Tendo em vista o misterioso desaparecimento das atas de um debate que deveria ser público, o tema foi levado ao Congresso. No dia 30 de junho, houve uma audiência pública na Comissão de Cultura da Câmara dos Deputados com o tema “Cobrança a empresas estrangeiras produtoras de vídeo sob demanda”. Pressionada, a Ancine enviou um representante, André Luiz de Souza Marques, Secretário de Políticas Regulatórias da agência, mas seria melhor não ter feito isso: ele enalteceu a participação da Ancine na elaboração da proposta, mas não soube o que dizer quando o conteúdo foi revelado e sua apresentação foi vista como irrelevante. A audiência terminou com uma avalanche de críticas e alarmou o setor audiovisual do País.
Hoje, não se sabe o número de assinantes nem o faturamento das empresas do setor operando no Brasil. Tampouco a quantidade de títulos comercializados.

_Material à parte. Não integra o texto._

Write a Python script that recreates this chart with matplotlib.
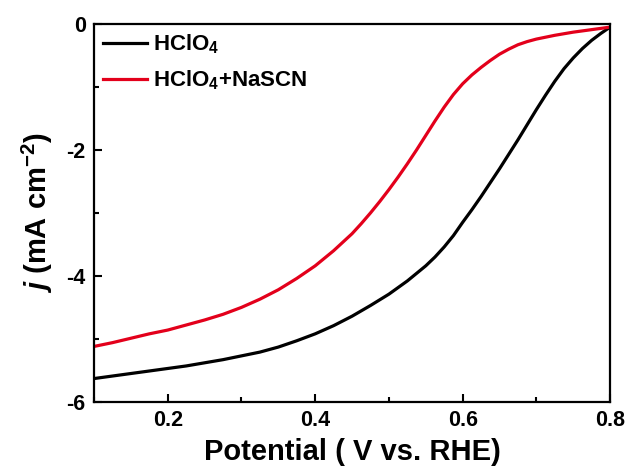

O relatório do Grupo de Trabalho do governo é preliminar porque o Conselho Superior de Cinema (CSC), que deveria aprová-lo, não é convocado há mais de 2 anos (a última reunião foi justamente a que instituiu o GT). A proposta é criticada também porque opta por não regular cotas de conteúdo nacional, que é a tendência mundial e uma das principais reivindicações do setor – a proposta de 2017 previa cota de conteúdo nacional de 20% (na Europa, isso varia entre 20% e 30%) e proeminência de conteúdo brasileiro no catálogo (algo que muitos países já regulamentaram, destaque visual para as obras nacionais não ficarem “escondidas”).